The home secretary has accused the EU of failing to match the UK’s progress on plans for expats after Brexit.
Sajid Javid, who will reveal more details on the UK scheme for EU citizens later, said more information was needed from EU member states.
He said he was “concerned” he had not seen other EU countries’ plans on how British nationals would be supported.
There are 3.8 million EU citizens in the UK, and about 900,000 UK citizens in the EU, according to ONS figures.
Mr Javid said: “Publishing details of how we will administer our settled status scheme shows we are honouring the commitments made towards EU citizens living in the UK.
“But I am concerned that I have not seen any similar plans on how EU member states are going to support British nationals in their countries.
“This is not good enough and I hope both the European Parliament and commission will exert more pressure for them to do this as soon as possible.”
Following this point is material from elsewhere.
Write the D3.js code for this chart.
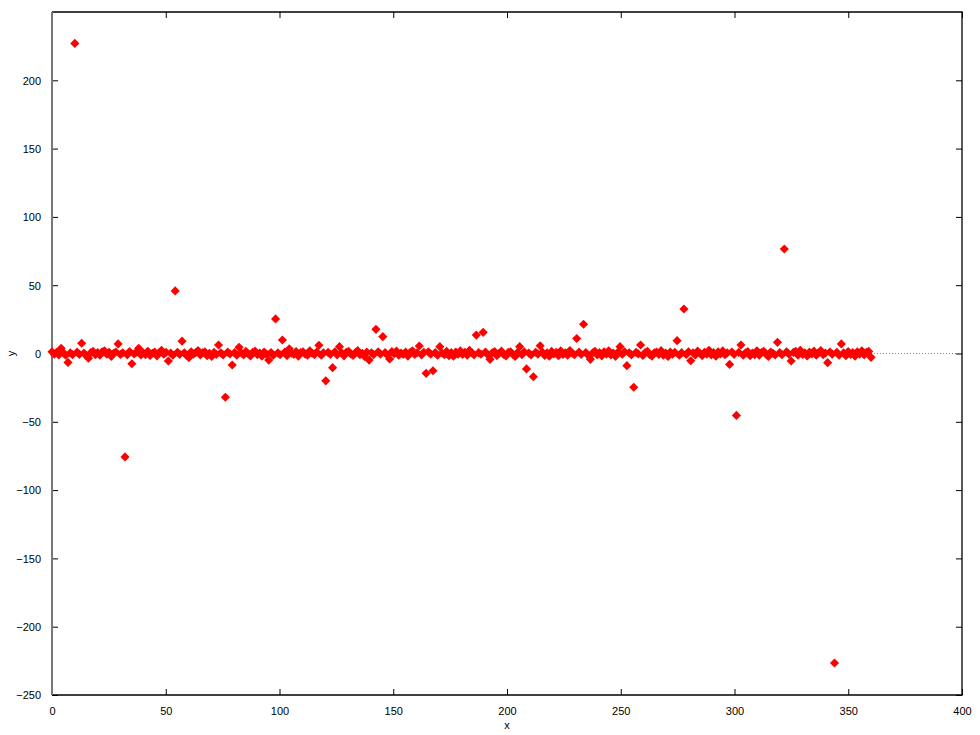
<!DOCTYPE html>
<html>
<head>
<meta charset="utf-8">
<script src="https://cdn.jsdelivr.net/npm/d3@7"></script>
<style>
  html, body { margin: 0; padding: 0; background: #fff; }
  svg { display: block; font-family: "Liberation Sans", Arial, sans-serif; }
</style>
</head>
<body>
<svg id="chart" width="980" height="735"></svg>
<script>
// ---- data ----
const xTicks = [0, 50, 100, 150, 200, 250, 300, 350, 400];
const yTicks = [-250, -200, -150, -100, -50, 0, 50, 100, 150, 200];
const xLabel = "x";
const yLabel = "y";
// samples span x = 0 .. 360 (360 points)
const xFirst = 0, xLast = 360;
// y values of the 360 samples
const yValues = [
  1.3, -0.5, 0.8, -1, 3.8, 0.5, -1.2, -6.5, 0.4, -0.8, 227, 1, -0.6, 7.5, 0.3, -1.5, -3.5, 0.6, 1.5, -0.9,
  0.7, -1.3, 1.2, 2, -0.4, 0.9, -2.2, 0.2, 1.1, 7, -0.7, 0.5, -75.7, -1, 1.4, -7.5, -0.3, 0.9, 3.8, -1.1,
  0.4, -0.9, 1.6, -1.4, 0.2, 1, -1.7, 0.6, 2.4, -0.5, 0.8, -5.5, 0.3, -1.2, 45.8, 0.9, -0.6, 9, 0.5, -1.4,
  -3, 1.2, -0.4, 0.7, 2.2, -1, 0.4, 1.3, -1.6, 0.2, -2.2, 0.8, -0.7, 6.2, 0.5, -1.1, -32, 1, -0.3, -8.4,
  0.6, -1.3, 4.5, 0.4, -1, 1.5, -0.2, -1.8, 0.9, 1.7, -0.8, 0.3, -2, 1.1, -0.5, -4.8, 0.7, -1.2, 25.3, 0.4,
  -0.9, 9.9, 1, -1.5, 3.5, 0.2, -0.7, 1.4, -1.9, 0.6, 1.2, -0.4, -1.3, 2, 0.3, -0.8, 1.1, 6, -1.2, 0.5,
  -20, 0.8, -0.6, -10.4, 1.3, -1, 5, 0.4, -1.7, 0.9, 1.6, -0.3, -1.4, 0.7, 2.1, -0.9, 0.2, -2.1, 1, -4.8,
  0.5, -0.8, 17.7, 1.2, -0.4, 12.3, 0.6, -1.1, -4, 1.4, -0.2, 1.8, -1.3, 0.3, -0.7, 1, -1.9, 0.8, 2, -0.6,
  0.4, 5.5, -1, 0.9, -14.5, 1.2, -0.5, -12.6, 0.7, -1.3, 5, 0.3, -0.8, 1.5, -1.6, 0.6, -2, 1.1, -0.4, 1.9,
  -0.7, 0.9, -1.2, 2.3, 0.4, -1, 13.5, 0.6, -0.5, 15.5, 1.1, -0.9, -4.3, 0.5, 1.4, -1.5, 0.2, 1.7, -0.6, -1.8,
  0.8, 1.3, -0.4, -2.2, 0.6, 5, -0.8, 1.2, -11.3, 0.3, -1.1, -17, 0.9, -0.5, 5.7, 1, -1.4, 0.4, -2, 1.5,
  -0.3, 0.8, -1.6, 1.9, -0.7, 0.5, -1.2, 2.2, 0.2, -0.9, 11, 1, -0.6, 21.4, 0.7, -1.3, -4.3, 0.4, 1.6, -1,
  0.6, -1.7, 1.2, -0.4, 2, -1.1, 0.3, -2.1, 0.9, 5, -0.5, 1.3, -8.9, 0.5, -1, -24.7, 0.8, -0.3, 6.2, -1.4,
  0.7, 1.5, -0.8, -1.9, 0.4, 1.1, -0.6, 2.1, -1.3, 0.3, -2.2, 1, -0.5, 0.9, 9.4, -1.2, 0.6, 32.6, -0.7, 1.2,
  -5.3, 0.5, -1.1, 1.7, 0.2, -1.5, 0.9, -0.4, 2.3, -1, 0.6, -2, 1.3, -0.3, 1.9, -0.9, 0.4, -8, 1.1, -0.6,
  -45.3, 0.8, 6.2, -1.2, 0.5, 1.4, -1.6, 0.3, -0.8, 2, -1.3, 0.7, 1.6, -0.5, -2.2, 1, 0.2, -1.1, 8.2, 0.6,
  -0.9, 76.5, 1.2, -0.4, -5.5, 0.8, 1.5, -1.3, 2.3, -0.6, 0.4, -1.8, 1, -0.3, 1.7, -1.2, 0.5, 2.1, -0.8, 0.3,
  -6.7, 1.1, -0.5, -226.6, 0.9, -1.3, 7, 0.4, -1.6, 1.4, -0.7, 0.6, -1.9, 1.2, -0.4, 2, -1, 0.8, 1.5, -2.8
];
const xStep = (xLast - xFirst) / (yValues.length - 1);
const xValues = yValues.map((_, i) => xFirst + i * xStep);

// ---- layout ----
const svg = d3.select("#chart");
const L = 52, R = 962, T = 12, B = 695;
const xScale = d3.scaleLinear().domain([0, 400]).range([L, R]);
const yScale = d3.scaleLinear().domain([-250, 250]).range([B, T]);
const tickLen = 6;

// zero axis (dotted)
svg.append("line")
  .attr("x1", xScale(0)).attr("x2", xScale(400))
  .attr("y1", yScale(0)).attr("y2", yScale(0))
  .attr("stroke", "#888").attr("stroke-width", 1)
  .attr("stroke-dasharray", "1,2");

// axes with inward ticks
const fontSize = 11;
const gBottom = svg.append("g").attr("transform", `translate(0,${B})`)
  .call(d3.axisBottom(xScale).tickValues(xTicks).tickSizeInner(-tickLen).tickSizeOuter(0).tickPadding(tickLen + 6));
const gTop = svg.append("g").attr("transform", `translate(0,${T})`)
  .call(d3.axisTop(xScale).tickValues(xTicks).tickSizeInner(-tickLen).tickSizeOuter(0).tickFormat(""));
const gLeft = svg.append("g").attr("transform", `translate(${L},0)`)
  .call(d3.axisLeft(yScale).tickValues(yTicks).tickSizeInner(-tickLen).tickSizeOuter(0).tickPadding(tickLen + 5));
const gRight = svg.append("g").attr("transform", `translate(${R},0)`)
  .call(d3.axisRight(yScale).tickValues(yTicks).tickSizeInner(-tickLen).tickSizeOuter(0).tickFormat(""));

[gBottom, gTop, gLeft, gRight].forEach(g => {
  g.select(".domain").remove();
  g.selectAll(".tick line").attr("stroke", "#000").attr("stroke-width", 1);
  g.selectAll(".tick text").attr("font-size", fontSize).attr("fill", "#000")
    .attr("font-family", "'Liberation Sans', Arial, sans-serif");
});
gLeft.selectAll(".tick text").attr("dy", "0.35em");

// border
svg.append("path")
  .attr("d", `M${L},${T}H${R}V${B}H${L}`)
  .attr("fill", "none").attr("stroke", "#000").attr("stroke-width", 1.3);
svg.append("line")
  .attr("x1", L).attr("x2", L).attr("y1", T).attr("y2", B)
  .attr("stroke", "#777").attr("stroke-width", 2);

// axis labels
svg.append("text").attr("x", (L + R) / 2).attr("y", 729)
  .attr("text-anchor", "middle").attr("font-size", fontSize).text(xLabel);
svg.append("text")
  .attr("transform", `translate(15,${yScale(0)}) rotate(-90)`)
  .attr("text-anchor", "middle").attr("font-size", fontSize).text(yLabel);

// points: diamonds
const sym = d3.symbol().type(d3.symbolSquare).size(42);
svg.append("g").selectAll("path")
  .data(xValues.map((xv, i) => [xv, yValues[i]]))
  .join("path")
  .attr("d", sym)
  .attr("transform", d => `translate(${xScale(d[0])},${yScale(d[1])}) rotate(45)`)
  .attr("fill", "#ff0000");
</script>
</body>
</html>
A government statement said the home secretary this week met the European Parliament’s chief Brexit negotiator Guy Verhofstadt, who acknowledged that the member states had not done enough on the issue.
The UK is due to leave the European Union on 29 March 2019.
The government is expected to present a “statement of intent” and draft immigration rules to Parliament later, and the scheme will open in a “phased way” from later this year.
The documents will state who is eligible, how people will be able to apply, and what it will cost.
What we know so far
The Home Office has already detailed some features of its planned approach.
EU citizens who have been in the country for five years by the end of 2020 will be able to apply for “settled status”, which means they can work and live in the UK.
Those who have arrived by 31 December 2020 – when the Brexit transition period is due to end – but do not have five years’ residence, will be able to apply to stay until they have reached the threshold, at which point they can seek settled status.
The government has agreed that EU citizens and their families who arrive between 30 March 2019 – after the UK leaves the EU – and 31 December 2020 will stay on the same terms, but will have to register if they choose to stay longer than three months.
UK government ministers have said there will be an online system – similar to one used to renew driving licences – that will take minutes to complete, with a fee similar to getting a passport, which costs from £75.50.
An ID document and recent photograph will have to be provided by applicants and any criminal convictions declared.
The scheme will be open until the end of June 2021.